>>>>>

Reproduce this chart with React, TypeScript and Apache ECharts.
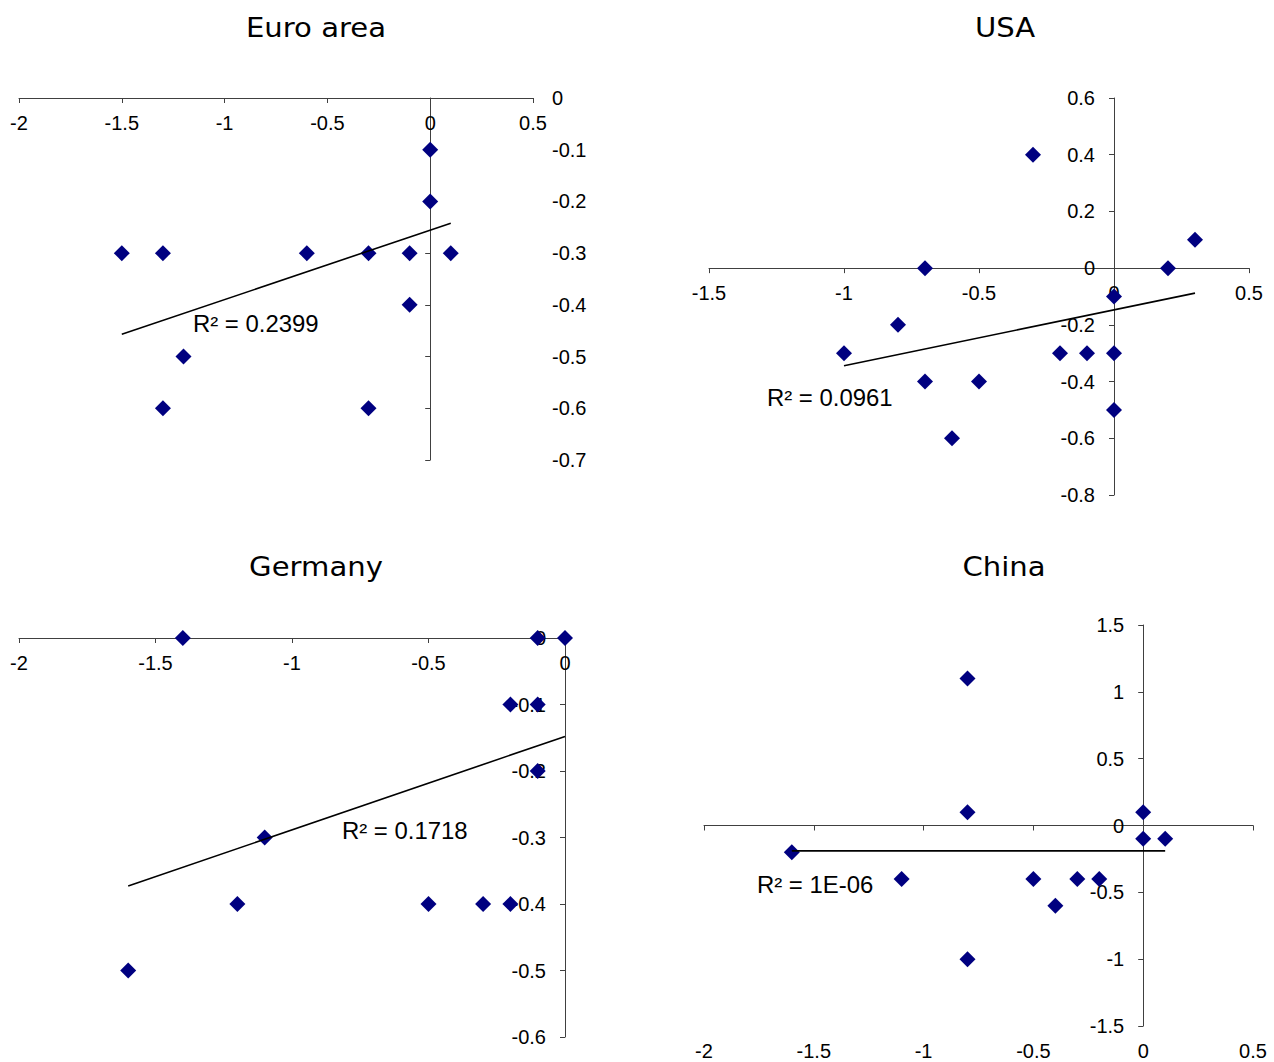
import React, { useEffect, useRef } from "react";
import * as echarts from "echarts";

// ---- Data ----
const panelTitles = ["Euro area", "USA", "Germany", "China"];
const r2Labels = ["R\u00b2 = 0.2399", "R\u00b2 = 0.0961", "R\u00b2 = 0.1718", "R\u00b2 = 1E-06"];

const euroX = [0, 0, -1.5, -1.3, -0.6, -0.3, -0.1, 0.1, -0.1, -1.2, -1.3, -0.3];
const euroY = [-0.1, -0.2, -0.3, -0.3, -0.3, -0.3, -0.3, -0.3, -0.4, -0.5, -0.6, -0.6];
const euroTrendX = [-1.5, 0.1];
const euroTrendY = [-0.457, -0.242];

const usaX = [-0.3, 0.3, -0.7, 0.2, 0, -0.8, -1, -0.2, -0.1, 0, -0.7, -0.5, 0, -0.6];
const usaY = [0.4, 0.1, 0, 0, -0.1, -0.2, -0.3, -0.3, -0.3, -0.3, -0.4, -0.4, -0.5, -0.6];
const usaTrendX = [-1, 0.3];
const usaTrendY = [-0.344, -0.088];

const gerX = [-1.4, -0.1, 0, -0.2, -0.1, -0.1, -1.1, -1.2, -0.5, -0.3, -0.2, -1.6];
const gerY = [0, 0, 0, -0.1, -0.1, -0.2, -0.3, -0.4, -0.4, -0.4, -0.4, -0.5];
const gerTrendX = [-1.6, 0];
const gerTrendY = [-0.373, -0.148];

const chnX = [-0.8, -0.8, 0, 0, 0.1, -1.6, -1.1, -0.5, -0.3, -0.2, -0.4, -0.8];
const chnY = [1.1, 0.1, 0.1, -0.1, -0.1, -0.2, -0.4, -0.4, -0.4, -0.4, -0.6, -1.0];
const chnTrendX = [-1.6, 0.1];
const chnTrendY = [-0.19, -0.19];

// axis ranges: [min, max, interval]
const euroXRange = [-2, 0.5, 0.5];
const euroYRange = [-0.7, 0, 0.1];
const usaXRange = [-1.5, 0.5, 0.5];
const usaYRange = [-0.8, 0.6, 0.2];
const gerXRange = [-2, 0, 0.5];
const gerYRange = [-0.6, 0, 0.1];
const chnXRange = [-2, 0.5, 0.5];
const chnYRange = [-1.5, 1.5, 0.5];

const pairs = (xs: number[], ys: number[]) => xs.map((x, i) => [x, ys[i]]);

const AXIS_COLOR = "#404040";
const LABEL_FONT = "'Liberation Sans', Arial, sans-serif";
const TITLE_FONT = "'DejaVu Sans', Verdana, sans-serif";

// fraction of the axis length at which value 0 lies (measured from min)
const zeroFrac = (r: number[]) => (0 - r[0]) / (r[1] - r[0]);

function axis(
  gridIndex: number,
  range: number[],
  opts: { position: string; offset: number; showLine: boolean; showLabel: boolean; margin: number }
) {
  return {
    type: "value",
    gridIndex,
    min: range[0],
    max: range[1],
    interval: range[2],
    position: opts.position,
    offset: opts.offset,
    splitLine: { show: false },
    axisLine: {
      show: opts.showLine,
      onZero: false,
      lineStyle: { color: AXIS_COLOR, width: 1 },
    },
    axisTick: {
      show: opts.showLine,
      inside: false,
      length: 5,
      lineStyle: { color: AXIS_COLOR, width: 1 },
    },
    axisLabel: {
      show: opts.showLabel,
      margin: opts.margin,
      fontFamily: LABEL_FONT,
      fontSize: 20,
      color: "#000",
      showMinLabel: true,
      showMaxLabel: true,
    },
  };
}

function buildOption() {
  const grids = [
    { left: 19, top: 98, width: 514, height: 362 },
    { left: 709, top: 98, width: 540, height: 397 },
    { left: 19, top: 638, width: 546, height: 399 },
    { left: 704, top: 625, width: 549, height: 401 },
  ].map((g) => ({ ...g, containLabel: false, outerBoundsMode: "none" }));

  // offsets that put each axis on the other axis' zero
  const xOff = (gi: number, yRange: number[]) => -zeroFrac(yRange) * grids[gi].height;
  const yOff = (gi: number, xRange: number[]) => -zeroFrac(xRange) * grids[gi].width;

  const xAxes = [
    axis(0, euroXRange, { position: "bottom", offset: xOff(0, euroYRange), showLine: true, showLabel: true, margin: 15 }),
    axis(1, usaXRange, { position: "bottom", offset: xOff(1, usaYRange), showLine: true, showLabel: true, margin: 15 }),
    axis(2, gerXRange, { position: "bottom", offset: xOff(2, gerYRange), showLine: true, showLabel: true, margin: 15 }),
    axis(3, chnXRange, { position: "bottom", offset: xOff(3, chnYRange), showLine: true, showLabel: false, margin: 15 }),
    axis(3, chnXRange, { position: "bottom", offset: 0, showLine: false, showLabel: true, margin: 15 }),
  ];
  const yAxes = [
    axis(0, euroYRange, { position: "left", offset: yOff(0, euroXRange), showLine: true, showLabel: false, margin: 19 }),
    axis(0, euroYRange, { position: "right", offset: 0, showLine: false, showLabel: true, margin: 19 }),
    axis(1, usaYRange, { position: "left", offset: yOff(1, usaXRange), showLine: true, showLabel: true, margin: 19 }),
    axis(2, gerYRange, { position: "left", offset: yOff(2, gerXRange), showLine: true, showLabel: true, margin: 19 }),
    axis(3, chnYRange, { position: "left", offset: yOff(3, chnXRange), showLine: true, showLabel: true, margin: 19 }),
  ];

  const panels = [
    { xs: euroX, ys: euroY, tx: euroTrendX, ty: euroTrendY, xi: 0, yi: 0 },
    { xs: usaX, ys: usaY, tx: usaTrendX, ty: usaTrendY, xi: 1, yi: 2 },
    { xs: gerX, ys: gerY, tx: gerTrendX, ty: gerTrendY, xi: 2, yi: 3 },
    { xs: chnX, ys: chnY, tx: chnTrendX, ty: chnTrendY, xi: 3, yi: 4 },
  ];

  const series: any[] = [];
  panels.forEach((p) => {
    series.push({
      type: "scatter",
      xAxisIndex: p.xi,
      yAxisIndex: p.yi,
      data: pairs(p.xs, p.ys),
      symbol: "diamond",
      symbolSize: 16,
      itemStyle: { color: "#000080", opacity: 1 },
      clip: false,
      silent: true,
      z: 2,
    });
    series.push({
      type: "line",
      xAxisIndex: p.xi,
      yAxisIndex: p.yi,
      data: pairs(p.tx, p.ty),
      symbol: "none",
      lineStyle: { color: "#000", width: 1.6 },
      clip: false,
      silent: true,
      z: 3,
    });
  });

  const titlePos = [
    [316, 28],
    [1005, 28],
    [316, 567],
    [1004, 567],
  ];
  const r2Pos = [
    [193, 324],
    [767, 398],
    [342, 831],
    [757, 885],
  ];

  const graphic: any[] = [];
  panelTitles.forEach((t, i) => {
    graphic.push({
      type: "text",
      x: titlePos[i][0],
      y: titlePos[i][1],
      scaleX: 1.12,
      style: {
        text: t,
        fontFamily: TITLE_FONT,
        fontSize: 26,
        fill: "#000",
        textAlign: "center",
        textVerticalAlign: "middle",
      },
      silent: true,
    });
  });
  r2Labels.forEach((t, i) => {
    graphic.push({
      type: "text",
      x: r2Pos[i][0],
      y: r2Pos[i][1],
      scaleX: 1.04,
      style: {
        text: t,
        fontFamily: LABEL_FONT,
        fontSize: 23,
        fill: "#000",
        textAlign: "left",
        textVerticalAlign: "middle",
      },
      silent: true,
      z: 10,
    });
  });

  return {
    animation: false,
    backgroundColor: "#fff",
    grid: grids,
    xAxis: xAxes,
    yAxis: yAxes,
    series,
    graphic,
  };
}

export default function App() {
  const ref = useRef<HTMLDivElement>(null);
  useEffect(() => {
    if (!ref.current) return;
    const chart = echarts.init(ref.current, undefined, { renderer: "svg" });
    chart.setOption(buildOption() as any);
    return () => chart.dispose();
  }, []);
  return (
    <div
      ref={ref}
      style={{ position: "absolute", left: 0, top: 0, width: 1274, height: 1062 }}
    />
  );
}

<<<<<

**WORK TO COMPLETE:** Set down again, exactly, the lines of the material above from its first line to the one with "const chnTrendY = [-0.19, -0.19];", inclusive. Leave the pictures out.

**FULL ANSWER:**
Reproduce this chart with React, TypeScript and Apache ECharts.
import React, { useEffect, useRef } from "react";
import * as echarts from "echarts";

// ---- Data ----
const panelTitles = ["Euro area", "USA", "Germany", "China"];
const r2Labels = ["R\u00b2 = 0.2399", "R\u00b2 = 0.0961", "R\u00b2 = 0.1718", "R\u00b2 = 1E-06"];

const euroX = [0, 0, -1.5, -1.3, -0.6, -0.3, -0.1, 0.1, -0.1, -1.2, -1.3, -0.3];
const euroY = [-0.1, -0.2, -0.3, -0.3, -0.3, -0.3, -0.3, -0.3, -0.4, -0.5, -0.6, -0.6];
const euroTrendX = [-1.5, 0.1];
const euroTrendY = [-0.457, -0.242];

const usaX = [-0.3, 0.3, -0.7, 0.2, 0, -0.8, -1, -0.2, -0.1, 0, -0.7, -0.5, 0, -0.6];
const usaY = [0.4, 0.1, 0, 0, -0.1, -0.2, -0.3, -0.3, -0.3, -0.3, -0.4, -0.4, -0.5, -0.6];
const usaTrendX = [-1, 0.3];
const usaTrendY = [-0.344, -0.088];

const gerX = [-1.4, -0.1, 0, -0.2, -0.1, -0.1, -1.1, -1.2, -0.5, -0.3, -0.2, -1.6];
const gerY = [0, 0, 0, -0.1, -0.1, -0.2, -0.3, -0.4, -0.4, -0.4, -0.4, -0.5];
const gerTrendX = [-1.6, 0];
const gerTrendY = [-0.373, -0.148];

const chnX = [-0.8, -0.8, 0, 0, 0.1, -1.6, -1.1, -0.5, -0.3, -0.2, -0.4, -0.8];
const chnY = [1.1, 0.1, 0.1, -0.1, -0.1, -0.2, -0.4, -0.4, -0.4, -0.4, -0.6, -1.0];
const chnTrendX = [-1.6, 0.1];
const chnTrendY = [-0.19, -0.19];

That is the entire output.